Task brief: Repeat the material below exactly, with no pictures.

Data block:
########
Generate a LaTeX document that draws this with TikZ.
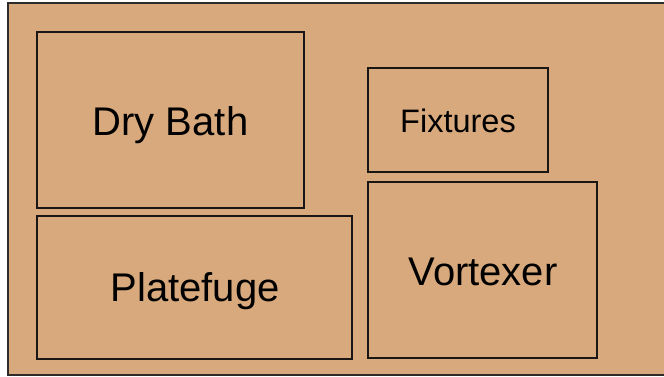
\documentclass[tikz,border=0pt]{standalone}
\usepackage{fontspec}
\setmainfont{Liberation Sans}
\definecolor{tanfill}{RGB}{215,169,124}
\definecolor{edge}{RGB}{25,22,20}
\begin{document}
\begin{tikzpicture}[x=1pt,y=-1pt,
  box/.style={draw=edge,line width=2pt,fill=tanfill},
  big/.style={anchor=base,font=\fontsize{40}{48}\selectfont,text=black,inner sep=0pt},
  small/.style={anchor=base,font=\fontsize{32.5}{39}\selectfont,text=black,inner sep=0pt}]
\useasboundingbox (0,0) rectangle (664,377);
\fill[white] (0,0) rectangle (664,377);
\draw[draw=edge!80!gray,line width=1.8pt,fill=tanfill] (8,3) rectangle (680,375);
\draw[box] (37,32) rectangle (304,208);
\draw[box] (37,216) rectangle (352,359);
\draw[box] (368,68) rectangle (548,172);
\draw[box] (368,182) rectangle (597,358);
\node[big] (dry) at (170.5,136) {Dry Bath};
\node[big] (plate) at (195,301) {Platefuge};
\node[small] (fix) at (458,133) {Fixtures};
\node[big] (vort) at (483,285) {Vortexer};
\end{tikzpicture}
\end{document}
########
Written response:
Generate a LaTeX document that draws this with TikZ.
\documentclass[tikz,border=0pt]{standalone}
\usepackage{fontspec}
\setmainfont{Liberation Sans}
\definecolor{tanfill}{RGB}{215,169,124}
\definecolor{edge}{RGB}{25,22,20}
\begin{document}
\begin{tikzpicture}[x=1pt,y=-1pt,
  box/.style={draw=edge,line width=2pt,fill=tanfill},
  big/.style={anchor=base,font=\fontsize{40}{48}\selectfont,text=black,inner sep=0pt},
  small/.style={anchor=base,font=\fontsize{32.5}{39}\selectfont,text=black,inner sep=0pt}]
\useasboundingbox (0,0) rectangle (664,377);
\fill[white] (0,0) rectangle (664,377);
\draw[draw=edge!80!gray,line width=1.8pt,fill=tanfill] (8,3) rectangle (680,375);
\draw[box] (37,32) rectangle (304,208);
\draw[box] (37,216) rectangle (352,359);
\draw[box] (368,68) rectangle (548,172);
\draw[box] (368,182) rectangle (597,358);
\node[big] (dry) at (170.5,136) {Dry Bath};
\node[big] (plate) at (195,301) {Platefuge};
\node[small] (fix) at (458,133) {Fixtures};
\node[big] (vort) at (483,285) {Vortexer};
\end{tikzpicture}
\end{document}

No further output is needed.